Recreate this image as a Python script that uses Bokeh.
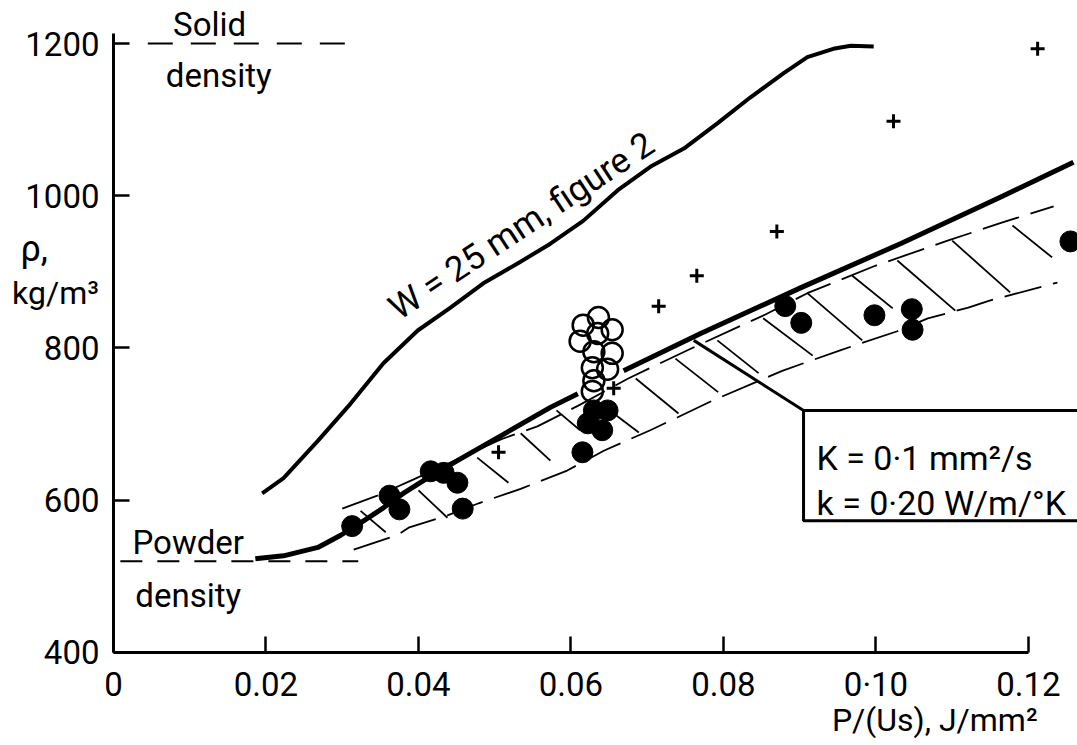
from bokeh.plotting import figure
from bokeh.models import Range1d, FixedTicker, Label
from bokeh.embed import file_html
from bokeh.resources import INLINE

nan = float("nan")

# ---- data ----
xticks = [0, 0.02, 0.04, 0.06, 0.08, 0.10, 0.12]
xtick_labels = ["0", "0.02", "0.04", "0.06", "0.08", "0·10", "0.12"]
yticks = [400, 600, 800, 1000, 1200]

solid_density = 1200
powder_density = 520
solid_line_x = [0.0045, 0.0304]
powder_line_x = [0.0009, 0.0321]

# W = 25 mm curve (figure 2)
w25_x = [0.0195, 0.0223, 0.0268, 0.0311, 0.0354, 0.0399, 0.0442, 0.0485, 0.0530, 0.0573, 0.0616,
         0.0661, 0.0704, 0.0748, 0.0792, 0.0835, 0.0879, 0.0910, 0.0944, 0.0967, 0.0997]
w25_y = [609, 629, 678, 727, 780, 823, 853, 885, 911, 937, 967,
         1007, 1038, 1062, 1095, 1129, 1161, 1182, 1193, 1197, 1196]

# model curve K = 0.1 mm2/s, k = 0.20 W/m/K
model_x = [0.0186, 0.0223, 0.0268, 0.0298, 0.0328, 0.0354, 0.0380, 0.0407, 0.0451, 0.0573, 0.0609,
           nan, 0.0669, 0.0770, 0.0901, 0.1032, 0.1163, 0.1259]
model_y = [523, 527, 538, 554, 573, 590, 609, 626, 652, 722, 740,
           nan, 770, 819, 879, 937, 998, 1044]

# hatched band: dashed boundaries and hatch strokes
band_upper_x = [0.0300, 0.0346, 0.0393, 0.0508, 0.0556, 0.0609, 0.0675, 0.0757, 0.0855, 0.0910,
                0.0999, 0.1094, 0.1166, 0.1233]
band_upper_y = [589, 606, 627, 680, 697, 724, 760, 799, 844, 872, 908, 941, 965, 986]
band_lower_x = [0.0315, 0.0372, 0.0387, 0.0438, 0.0479, 0.0534, 0.0595, 0.0643, 0.0704, 0.0740,
                0.0786, 0.0877, 0.0953, 0.1028, 0.1068, 0.1121, 0.1148, 0.1238]
band_lower_y = [535, 554, 564, 580, 596, 615, 639, 665, 692, 709, 731, 770, 797, 822, 839, 853, 862, 886]
hatch_x0 = [0.0324, 0.0400, 0.0477, 0.0534, 0.0581, 0.0656, 0.0685, 0.0737, 0.0792, 0.0852,
            0.0910, 0.0969, 0.1028, 0.1100, 0.1179]
hatch_y0 = [586, 613, 656, 688, 718, 714, 760, 786, 810, 839, 872, 895, 915, 941, 961]
hatch_x1 = [0.0357, 0.0438, 0.0518, 0.0573, 0.0612, 0.0689, 0.0741, 0.0793, 0.0846, 0.0917,
            0.0982, 0.1022, 0.1104, 0.1176, 0.1231]
hatch_y1 = [558, 577, 623, 652, 692, 689, 714, 742, 767, 790, 810, 852, 849, 873, 919]

# filled dots
filled_x = [0.0313, 0.0362, 0.0375, 0.0416, 0.0433, 0.0451, 0.0458, 0.0615, 0.0630, 0.0648, 0.0622,
            0.0641, 0.0881, 0.0902, 0.0998, 0.1047, 0.1048, 0.1255]
filled_y = [566, 606, 588, 638, 636, 623, 589, 663, 718, 718, 701,
            692, 855, 833, 843, 851, 824, 940]

# open circles
open_x = [0.0636, 0.0616, 0.0654, 0.0635, 0.0612, 0.0630, 0.0654, 0.0628, 0.0648, 0.0630, 0.0628]
open_y = [840, 830, 824, 819, 809, 795, 793, 774, 772, 757, 743]

# crosses
cross_x = [0.0505, 0.0656, 0.0715, 0.0765, 0.0870, 0.1023, 0.1212]
cross_y = [663, 747, 855, 895, 953, 1098, 1193]

# annotation box and leader
leader_x = [0.0761, 0.0905]
leader_y = [810, 718]
box_left, box_right, box_top, box_bottom = 0.0905, 0.14, 718, 573

FONT = "Roboto"

p = figure(width=1077, height=745, x_range=Range1d(-0.01482, 0.12643), y_range=Range1d(277.8, 1256.5),
           output_backend="svg", toolbar_location=None,
           min_border_left=0, min_border_right=0, min_border_top=0, min_border_bottom=0)
p.outline_line_color = None
p.grid.visible = False
p.background_fill_color = "white"
p.border_fill_color = "white"

# axes, placed at x = 0 and y = 400 inside the frame
xa = p.xaxis[0]
xa.ticker = FixedTicker(ticks=xticks)
xa.major_label_overrides = {t: l for t, l in zip(xticks, xtick_labels)}
xa.bounds = (0, 0.12)
xa.fixed_location = 400
ya = p.yaxis[0]
ya.ticker = FixedTicker(ticks=yticks)
ya.bounds = (400, 1213)
ya.fixed_location = 0
for ax in (xa, ya):
    ax.axis_line_width = 3
    ax.axis_line_color = "black"
    ax.major_tick_in = 16
    ax.major_tick_out = 0
    ax.major_tick_line_width = 2.5
    ax.major_tick_line_color = "black"
    ax.minor_tick_line_color = None
    ax.major_label_text_font = FONT
    ax.major_label_text_font_size = "33px"
    ax.major_label_text_color = "black"
xa.major_label_standoff = 13
ya.major_label_standoff = 14

# hatched band
p.segment(hatch_x0, hatch_y0, hatch_x1, hatch_y1, line_color="black", line_width=1.8)
p.line(band_upper_x, band_upper_y, line_color="black", line_width=1.8, line_dash="38 12")
p.line(band_lower_x, band_lower_y, line_color="black", line_width=1.8, line_dash="38 12")

# density reference lines
p.line(solid_line_x, [solid_density] * 2, line_color="black", line_width=2, line_dash="25 18")
p.line(powder_line_x, [powder_density] * 2, line_color="black", line_width=2, line_dash="22 15")

# curves
p.line(w25_x, w25_y, line_color="black", line_width=4, line_join="round")
p.line(model_x, model_y, line_color="black", line_width=5, line_join="round")

# leader and box
p.line(leader_x, leader_y, line_color="black", line_width=3)
p.quad(left=[box_left], right=[box_right], top=[box_top], bottom=[box_bottom],
       fill_color="white", line_color="black", line_width=3)

# points
p.scatter(open_x, open_y, marker="circle", size=21, fill_alpha=0, line_color="black", line_width=2.5)
p.scatter(filled_x, filled_y, marker="circle", size=21, fill_color="black", line_color="black")
p.scatter(cross_x, cross_y, marker="cross", size=14, line_color="black", line_width=3)

# texts
def lab(x, y, t, align="center", base="middle", size="32px", angle=0):
    p.add_layout(Label(x=x, y=y, text=t, text_align=align, text_baseline=base,
                       text_font=FONT, text_font_size=size, text_color="black",
                       angle=angle, angle_units="deg"))

lab(0.0126, 1225, "Solid", size="33px")
lab(0.0138, 1158, "density", size="33px")
lab(0.0098, 544, "Powder", size="33px")
lab(0.0098, 475, "density", size="33px")
lab(-0.0104, 930, "ρ,", size="36px")
lab(-0.0076, 872, "kg/m³", size="32px")
lab(0.0366, 848, "W = 25 mm, figure 2", align="left", base="alphabetic", size="35px", angle=33.5)
lab(0.0922, 655, "K = 0·1 mm²/s", align="left", base="alphabetic", size="34px")
lab(0.0922, 596, "k = 0·20 W/m/°K", align="left", base="alphabetic", size="34px")
lab(0.1212, 311, "P/(Us), J/mm²", align="right", base="middle", size="32px")

open("out.html", "w").write(file_html(p, INLINE))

▶ _Set exercise_:
Transcribe each line above verbatim, with the pictures left out.

▶ _Solution_:
Recreate this image as a Python script that uses Bokeh.
from bokeh.plotting import figure
from bokeh.models import Range1d, FixedTicker, Label
from bokeh.embed import file_html
from bokeh.resources import INLINE

nan = float("nan")

# ---- data ----
xticks = [0, 0.02, 0.04, 0.06, 0.08, 0.10, 0.12]
xtick_labels = ["0", "0.02", "0.04", "0.06", "0.08", "0·10", "0.12"]
yticks = [400, 600, 800, 1000, 1200]

solid_density = 1200
powder_density = 520
solid_line_x = [0.0045, 0.0304]
powder_line_x = [0.0009, 0.0321]

# W = 25 mm curve (figure 2)
w25_x = [0.0195, 0.0223, 0.0268, 0.0311, 0.0354, 0.0399, 0.0442, 0.0485, 0.0530, 0.0573, 0.0616,
         0.0661, 0.0704, 0.0748, 0.0792, 0.0835, 0.0879, 0.0910, 0.0944, 0.0967, 0.0997]
w25_y = [609, 629, 678, 727, 780, 823, 853, 885, 911, 937, 967,
         1007, 1038, 1062, 1095, 1129, 1161, 1182, 1193, 1197, 1196]

# model curve K = 0.1 mm2/s, k = 0.20 W/m/K
model_x = [0.0186, 0.0223, 0.0268, 0.0298, 0.0328, 0.0354, 0.0380, 0.0407, 0.0451, 0.0573, 0.0609,
           nan, 0.0669, 0.0770, 0.0901, 0.1032, 0.1163, 0.1259]
model_y = [523, 527, 538, 554, 573, 590, 609, 626, 652, 722, 740,
           nan, 770, 819, 879, 937, 998, 1044]

# hatched band: dashed boundaries and hatch strokes
band_upper_x = [0.0300, 0.0346, 0.0393, 0.0508, 0.0556, 0.0609, 0.0675, 0.0757, 0.0855, 0.0910,
                0.0999, 0.1094, 0.1166, 0.1233]
band_upper_y = [589, 606, 627, 680, 697, 724, 760, 799, 844, 872, 908, 941, 965, 986]
band_lower_x = [0.0315, 0.0372, 0.0387, 0.0438, 0.0479, 0.0534, 0.0595, 0.0643, 0.0704, 0.0740,
                0.0786, 0.0877, 0.0953, 0.1028, 0.1068, 0.1121, 0.1148, 0.1238]
band_lower_y = [535, 554, 564, 580, 596, 615, 639, 665, 692, 709, 731, 770, 797, 822, 839, 853, 862, 886]
hatch_x0 = [0.0324, 0.0400, 0.0477, 0.0534, 0.0581, 0.0656, 0.0685, 0.0737, 0.0792, 0.0852,
            0.0910, 0.0969, 0.1028, 0.1100, 0.1179]
hatch_y0 = [586, 613, 656, 688, 718, 714, 760, 786, 810, 839, 872, 895, 915, 941, 961]
hatch_x1 = [0.0357, 0.0438, 0.0518, 0.0573, 0.0612, 0.0689, 0.0741, 0.0793, 0.0846, 0.0917,
            0.0982, 0.1022, 0.1104, 0.1176, 0.1231]
hatch_y1 = [558, 577, 623, 652, 692, 689, 714, 742, 767, 790, 810, 852, 849, 873, 919]

# filled dots
filled_x = [0.0313, 0.0362, 0.0375, 0.0416, 0.0433, 0.0451, 0.0458, 0.0615, 0.0630, 0.0648, 0.0622,
            0.0641, 0.0881, 0.0902, 0.0998, 0.1047, 0.1048, 0.1255]
filled_y = [566, 606, 588, 638, 636, 623, 589, 663, 718, 718, 701,
            692, 855, 833, 843, 851, 824, 940]

# open circles
open_x = [0.0636, 0.0616, 0.0654, 0.0635, 0.0612, 0.0630, 0.0654, 0.0628, 0.0648, 0.0630, 0.0628]
open_y = [840, 830, 824, 819, 809, 795, 793, 774, 772, 757, 743]

# crosses
cross_x = [0.0505, 0.0656, 0.0715, 0.0765, 0.0870, 0.1023, 0.1212]
cross_y = [663, 747, 855, 895, 953, 1098, 1193]

# annotation box and leader
leader_x = [0.0761, 0.0905]
leader_y = [810, 718]
box_left, box_right, box_top, box_bottom = 0.0905, 0.14, 718, 573

FONT = "Roboto"

p = figure(width=1077, height=745, x_range=Range1d(-0.01482, 0.12643), y_range=Range1d(277.8, 1256.5),
           output_backend="svg", toolbar_location=None,
           min_border_left=0, min_border_right=0, min_border_top=0, min_border_bottom=0)
p.outline_line_color = None
p.grid.visible = False
p.background_fill_color = "white"
p.border_fill_color = "white"

# axes, placed at x = 0 and y = 400 inside the frame
xa = p.xaxis[0]
xa.ticker = FixedTicker(ticks=xticks)
xa.major_label_overrides = {t: l for t, l in zip(xticks, xtick_labels)}
xa.bounds = (0, 0.12)
xa.fixed_location = 400
ya = p.yaxis[0]
ya.ticker = FixedTicker(ticks=yticks)
ya.bounds = (400, 1213)
ya.fixed_location = 0
for ax in (xa, ya):
    ax.axis_line_width = 3
    ax.axis_line_color = "black"
    ax.major_tick_in = 16
    ax.major_tick_out = 0
    ax.major_tick_line_width = 2.5
    ax.major_tick_line_color = "black"
    ax.minor_tick_line_color = None
    ax.major_label_text_font = FONT
    ax.major_label_text_font_size = "33px"
    ax.major_label_text_color = "black"
xa.major_label_standoff = 13
ya.major_label_standoff = 14

# hatched band
p.segment(hatch_x0, hatch_y0, hatch_x1, hatch_y1, line_color="black", line_width=1.8)
p.line(band_upper_x, band_upper_y, line_color="black", line_width=1.8, line_dash="38 12")
p.line(band_lower_x, band_lower_y, line_color="black", line_width=1.8, line_dash="38 12")

# density reference lines
p.line(solid_line_x, [solid_density] * 2, line_color="black", line_width=2, line_dash="25 18")
p.line(powder_line_x, [powder_density] * 2, line_color="black", line_width=2, line_dash="22 15")

# curves
p.line(w25_x, w25_y, line_color="black", line_width=4, line_join="round")
p.line(model_x, model_y, line_color="black", line_width=5, line_join="round")

# leader and box
p.line(leader_x, leader_y, line_color="black", line_width=3)
p.quad(left=[box_left], right=[box_right], top=[box_top], bottom=[box_bottom],
       fill_color="white", line_color="black", line_width=3)

# points
p.scatter(open_x, open_y, marker="circle", size=21, fill_alpha=0, line_color="black", line_width=2.5)
p.scatter(filled_x, filled_y, marker="circle", size=21, fill_color="black", line_color="black")
p.scatter(cross_x, cross_y, marker="cross", size=14, line_color="black", line_width=3)

# texts
def lab(x, y, t, align="center", base="middle", size="32px", angle=0):
    p.add_layout(Label(x=x, y=y, text=t, text_align=align, text_baseline=base,
                       text_font=FONT, text_font_size=size, text_color="black",
                       angle=angle, angle_units="deg"))

lab(0.0126, 1225, "Solid", size="33px")
lab(0.0138, 1158, "density", size="33px")
lab(0.0098, 544, "Powder", size="33px")
lab(0.0098, 475, "density", size="33px")
lab(-0.0104, 930, "ρ,", size="36px")
lab(-0.0076, 872, "kg/m³", size="32px")
lab(0.0366, 848, "W = 25 mm, figure 2", align="left", base="alphabetic", size="35px", angle=33.5)
lab(0.0922, 655, "K = 0·1 mm²/s", align="left", base="alphabetic", size="34px")
lab(0.0922, 596, "k = 0·20 W/m/°K", align="left", base="alphabetic", size="34px")
lab(0.1212, 311, "P/(Us), J/mm²", align="right", base="middle", size="32px")

open("out.html", "w").write(file_html(p, INLINE))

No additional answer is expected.